You must ensure that the VectorBlox MXP design files are in the XPS Search Path; please see the Installation section for details.

# 2.1 MicroBlaze System Configuration

The figure below shows the XPS view of a simple MicroBlaze-based embedded system. The system includes some on-chip RAM connected to LMB buses, a DDR2 DRAM controller connected to an AXI4 interconnect, and some peripherals connected to an AXI4-Lite interconnect.



The MXP has three main interfaces: an instruction port that connects to the MicroBlaze's FSL interface, a scratchpad memory interface that connects to the MicroBlaze's peripheral bus, and a DMA engine that connects to the DRAM controller (or other shared memory). The section on MXP port connections below provides further details.

## 2.1.1 MicroBlaze Configuration

- The MXP is little-endian, so the MicroBlaze must be configured to be little-endian as well (C\_ENDIANNESS = 1). (This is the default setting for a MicroBlaze processor with AXI4 interfaces.)
- We recommend that you enable the MicroBlaze's Instruction Cache, Data Cache, and Branch Target Cache, as these will significantly improve performance. The figure below shows the MicroBlaze's cache configuration panel. The cacheable address range is also defined in this panel and typically includes the DRAM address range.

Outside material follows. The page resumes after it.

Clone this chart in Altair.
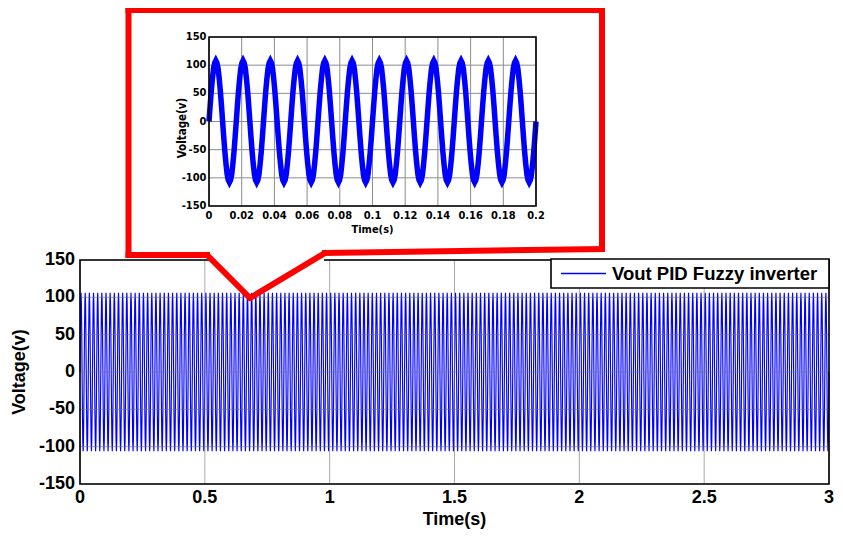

• The MXP connects to the MicroBlaze via a Direct FSL (Fast Simplex Link) interface, so you must set the number of FSL links to at least 1 (C\_USE\_FSL\_LINKS = 1). In the MicroBlaze advanced core configuration dialog box, select the **Buses** tab, set **Number of Stream Links** to 1 or more, and set **Select Stream Interfaces** to FSL.



Note that MXP software driver assumes that the MXP processor is connected to FSL0 (DRFSL0/DWFSL0). If you need to use FSL0 for another purpose, please contact VectorBlox for a modified version of the MXP driver.

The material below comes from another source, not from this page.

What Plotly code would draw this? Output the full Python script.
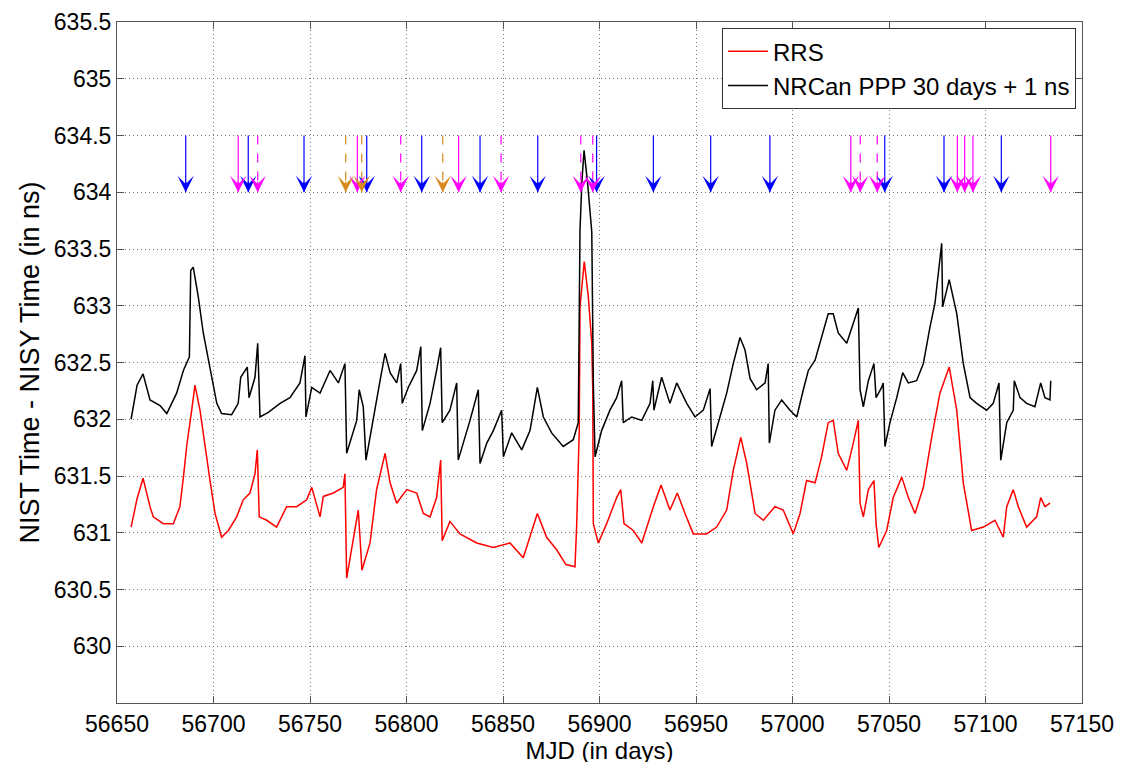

## 2.1.2 AXI Timer instance

On MicroBlaze-based systems, a dedicated axi\_timer instance is required for the <code>vbx\_timestamp</code> software functions to work correctly.

## 2.2 Zyng System Configuration

On a Zynq system, the VectorBlox MXP for ARM uses a dedicated AXI slave interface instead of an FSL interface as an instruction port. The AXI instruction port connects to one of the M AXI GPx interfaces on the Zyng

Processing System (PS), and appears as a memory-mapped peripheral to the ARM Cortex-A9 cores. The memory range that the instruction port is mapped to must have its attributes set to "shareable device" instead of the default "strongly ordered" to improve instruction throughput.

The MXP's scratchpad slave interface also connects to one of the M AXI GPx interfaces.

The MXP's DMA engine is typically connected to one of the Zynq PS High Performance AXI Slave Ports (S\_AXI\_HPx) for access to the PS DDR DRAM controller, or to a memory controller implemented in the Programable Logic (PL).

If connected to an S\_AXI\_HPx port, the S\_AXI\_HPx port should be configured to be as wide as possible, i.e 64-bits wide for vector widths greater than one.

A PL-based memory controller (e.g. Xilinx's 7 Series Memory Interface Generator IP) can be configured with a data bus much wider than 64 bits and can therefore provide much more memory bandwidth to the MXP's DMA engine, but the bandwidth available to the ARM cores in the PS will be more limited because the M\_AXI\_GPx ports have a fixed 32-bit data bus width.

## 2.3 AXI Considerations

Avoid using bus masters that perform narrow transfers (i.e. transfers whose size, as specified by AxSIZE[2:0], is smaller than the data bus width).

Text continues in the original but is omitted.